▸ Set task: Quote the whole listing exactly. Leave the pictures out of your copy.

▸ Data lines:
══════════════════════════════
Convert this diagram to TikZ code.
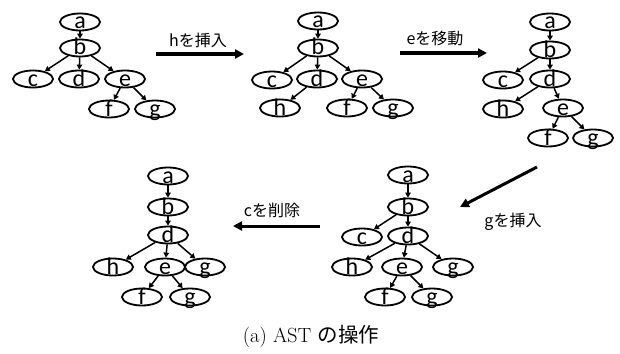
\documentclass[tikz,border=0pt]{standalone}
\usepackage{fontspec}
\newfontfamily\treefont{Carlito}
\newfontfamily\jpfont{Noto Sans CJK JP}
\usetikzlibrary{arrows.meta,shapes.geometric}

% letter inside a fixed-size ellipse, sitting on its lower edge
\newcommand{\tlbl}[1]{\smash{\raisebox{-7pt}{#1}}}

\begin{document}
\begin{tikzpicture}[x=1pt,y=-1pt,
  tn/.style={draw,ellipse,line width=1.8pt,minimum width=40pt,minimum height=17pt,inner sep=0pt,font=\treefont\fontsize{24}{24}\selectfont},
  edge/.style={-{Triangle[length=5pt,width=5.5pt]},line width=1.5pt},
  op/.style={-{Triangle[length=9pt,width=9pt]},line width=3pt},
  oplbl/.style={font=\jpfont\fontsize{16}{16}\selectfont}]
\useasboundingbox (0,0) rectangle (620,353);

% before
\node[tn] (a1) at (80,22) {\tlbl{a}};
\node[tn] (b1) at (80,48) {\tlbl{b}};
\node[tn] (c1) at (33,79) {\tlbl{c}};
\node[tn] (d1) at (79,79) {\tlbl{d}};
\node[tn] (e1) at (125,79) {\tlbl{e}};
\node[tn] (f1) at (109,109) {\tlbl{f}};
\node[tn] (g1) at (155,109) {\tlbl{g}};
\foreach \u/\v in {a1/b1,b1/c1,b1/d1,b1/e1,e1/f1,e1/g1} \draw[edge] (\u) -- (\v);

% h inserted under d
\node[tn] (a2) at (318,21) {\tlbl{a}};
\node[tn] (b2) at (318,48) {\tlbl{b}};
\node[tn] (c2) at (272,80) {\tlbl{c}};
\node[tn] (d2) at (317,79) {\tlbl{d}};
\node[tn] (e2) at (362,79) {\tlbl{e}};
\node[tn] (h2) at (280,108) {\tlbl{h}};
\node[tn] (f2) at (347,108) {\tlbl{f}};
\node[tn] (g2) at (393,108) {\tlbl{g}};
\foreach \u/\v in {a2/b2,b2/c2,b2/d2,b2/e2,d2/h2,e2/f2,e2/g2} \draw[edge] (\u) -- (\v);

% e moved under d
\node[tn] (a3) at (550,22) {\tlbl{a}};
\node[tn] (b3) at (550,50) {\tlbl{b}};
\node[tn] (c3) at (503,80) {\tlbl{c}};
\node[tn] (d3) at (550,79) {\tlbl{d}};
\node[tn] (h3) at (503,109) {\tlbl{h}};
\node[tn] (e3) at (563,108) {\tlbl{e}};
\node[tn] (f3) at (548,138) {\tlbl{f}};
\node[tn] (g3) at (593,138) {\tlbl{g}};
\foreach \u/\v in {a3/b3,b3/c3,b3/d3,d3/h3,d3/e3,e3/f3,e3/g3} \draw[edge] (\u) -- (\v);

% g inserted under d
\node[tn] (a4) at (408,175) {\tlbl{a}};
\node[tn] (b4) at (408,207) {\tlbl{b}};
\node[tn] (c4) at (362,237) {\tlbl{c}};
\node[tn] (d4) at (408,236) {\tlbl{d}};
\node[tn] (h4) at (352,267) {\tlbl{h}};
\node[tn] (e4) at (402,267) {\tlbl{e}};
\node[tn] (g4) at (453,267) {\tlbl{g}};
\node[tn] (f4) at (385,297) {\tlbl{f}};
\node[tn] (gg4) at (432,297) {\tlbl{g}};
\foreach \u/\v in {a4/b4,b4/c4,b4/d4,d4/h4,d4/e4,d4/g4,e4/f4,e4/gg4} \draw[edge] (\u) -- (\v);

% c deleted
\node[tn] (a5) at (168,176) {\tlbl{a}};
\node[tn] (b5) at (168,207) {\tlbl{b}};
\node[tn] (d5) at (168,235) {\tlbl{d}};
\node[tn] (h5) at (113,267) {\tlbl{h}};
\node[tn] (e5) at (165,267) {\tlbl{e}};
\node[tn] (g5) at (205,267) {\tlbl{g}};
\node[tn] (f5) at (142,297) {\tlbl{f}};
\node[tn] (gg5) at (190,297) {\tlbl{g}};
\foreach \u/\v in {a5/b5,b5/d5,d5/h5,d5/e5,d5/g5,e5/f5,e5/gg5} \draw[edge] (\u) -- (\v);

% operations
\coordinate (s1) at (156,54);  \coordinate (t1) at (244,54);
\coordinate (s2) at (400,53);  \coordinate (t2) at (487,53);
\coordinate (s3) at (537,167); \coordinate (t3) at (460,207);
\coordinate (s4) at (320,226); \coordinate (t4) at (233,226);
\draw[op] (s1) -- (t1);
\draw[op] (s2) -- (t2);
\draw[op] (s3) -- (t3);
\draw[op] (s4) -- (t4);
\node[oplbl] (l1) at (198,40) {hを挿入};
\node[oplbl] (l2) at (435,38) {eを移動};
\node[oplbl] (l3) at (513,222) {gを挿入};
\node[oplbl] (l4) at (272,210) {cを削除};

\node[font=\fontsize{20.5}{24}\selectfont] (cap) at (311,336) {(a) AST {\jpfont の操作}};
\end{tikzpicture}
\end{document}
══════════════════════════════
▸ Written response:
Convert this diagram to TikZ code.
\documentclass[tikz,border=0pt]{standalone}
\usepackage{fontspec}
\newfontfamily\treefont{Carlito}
\newfontfamily\jpfont{Noto Sans CJK JP}
\usetikzlibrary{arrows.meta,shapes.geometric}

% letter inside a fixed-size ellipse, sitting on its lower edge
\newcommand{\tlbl}[1]{\smash{\raisebox{-7pt}{#1}}}

\begin{document}
\begin{tikzpicture}[x=1pt,y=-1pt,
  tn/.style={draw,ellipse,line width=1.8pt,minimum width=40pt,minimum height=17pt,inner sep=0pt,font=\treefont\fontsize{24}{24}\selectfont},
  edge/.style={-{Triangle[length=5pt,width=5.5pt]},line width=1.5pt},
  op/.style={-{Triangle[length=9pt,width=9pt]},line width=3pt},
  oplbl/.style={font=\jpfont\fontsize{16}{16}\selectfont}]
\useasboundingbox (0,0) rectangle (620,353);

% before
\node[tn] (a1) at (80,22) {\tlbl{a}};
\node[tn] (b1) at (80,48) {\tlbl{b}};
\node[tn] (c1) at (33,79) {\tlbl{c}};
\node[tn] (d1) at (79,79) {\tlbl{d}};
\node[tn] (e1) at (125,79) {\tlbl{e}};
\node[tn] (f1) at (109,109) {\tlbl{f}};
\node[tn] (g1) at (155,109) {\tlbl{g}};
\foreach \u/\v in {a1/b1,b1/c1,b1/d1,b1/e1,e1/f1,e1/g1} \draw[edge] (\u) -- (\v);

% h inserted under d
\node[tn] (a2) at (318,21) {\tlbl{a}};
\node[tn] (b2) at (318,48) {\tlbl{b}};
\node[tn] (c2) at (272,80) {\tlbl{c}};
\node[tn] (d2) at (317,79) {\tlbl{d}};
\node[tn] (e2) at (362,79) {\tlbl{e}};
\node[tn] (h2) at (280,108) {\tlbl{h}};
\node[tn] (f2) at (347,108) {\tlbl{f}};
\node[tn] (g2) at (393,108) {\tlbl{g}};
\foreach \u/\v in {a2/b2,b2/c2,b2/d2,b2/e2,d2/h2,e2/f2,e2/g2} \draw[edge] (\u) -- (\v);

% e moved under d
\node[tn] (a3) at (550,22) {\tlbl{a}};
\node[tn] (b3) at (550,50) {\tlbl{b}};
\node[tn] (c3) at (503,80) {\tlbl{c}};
\node[tn] (d3) at (550,79) {\tlbl{d}};
\node[tn] (h3) at (503,109) {\tlbl{h}};
\node[tn] (e3) at (563,108) {\tlbl{e}};
\node[tn] (f3) at (548,138) {\tlbl{f}};
\node[tn] (g3) at (593,138) {\tlbl{g}};
\foreach \u/\v in {a3/b3,b3/c3,b3/d3,d3/h3,d3/e3,e3/f3,e3/g3} \draw[edge] (\u) -- (\v);

% g inserted under d
\node[tn] (a4) at (408,175) {\tlbl{a}};
\node[tn] (b4) at (408,207) {\tlbl{b}};
\node[tn] (c4) at (362,237) {\tlbl{c}};
\node[tn] (d4) at (408,236) {\tlbl{d}};
\node[tn] (h4) at (352,267) {\tlbl{h}};
\node[tn] (e4) at (402,267) {\tlbl{e}};
\node[tn] (g4) at (453,267) {\tlbl{g}};
\node[tn] (f4) at (385,297) {\tlbl{f}};
\node[tn] (gg4) at (432,297) {\tlbl{g}};
\foreach \u/\v in {a4/b4,b4/c4,b4/d4,d4/h4,d4/e4,d4/g4,e4/f4,e4/gg4} \draw[edge] (\u) -- (\v);

% c deleted
\node[tn] (a5) at (168,176) {\tlbl{a}};
\node[tn] (b5) at (168,207) {\tlbl{b}};
\node[tn] (d5) at (168,235) {\tlbl{d}};
\node[tn] (h5) at (113,267) {\tlbl{h}};
\node[tn] (e5) at (165,267) {\tlbl{e}};
\node[tn] (g5) at (205,267) {\tlbl{g}};
\node[tn] (f5) at (142,297) {\tlbl{f}};
\node[tn] (gg5) at (190,297) {\tlbl{g}};
\foreach \u/\v in {a5/b5,b5/d5,d5/h5,d5/e5,d5/g5,e5/f5,e5/gg5} \draw[edge] (\u) -- (\v);

% operations
\coordinate (s1) at (156,54);  \coordinate (t1) at (244,54);
\coordinate (s2) at (400,53);  \coordinate (t2) at (487,53);
\coordinate (s3) at (537,167); \coordinate (t3) at (460,207);
\coordinate (s4) at (320,226); \coordinate (t4) at (233,226);
\draw[op] (s1) -- (t1);
\draw[op] (s2) -- (t2);
\draw[op] (s3) -- (t3);
\draw[op] (s4) -- (t4);
\node[oplbl] (l1) at (198,40) {hを挿入};
\node[oplbl] (l2) at (435,38) {eを移動};
\node[oplbl] (l3) at (513,222) {gを挿入};
\node[oplbl] (l4) at (272,210) {cを削除};

\node[font=\fontsize{20.5}{24}\selectfont] (cap) at (311,336) {(a) AST {\jpfont の操作}};
\end{tikzpicture}
\end{document}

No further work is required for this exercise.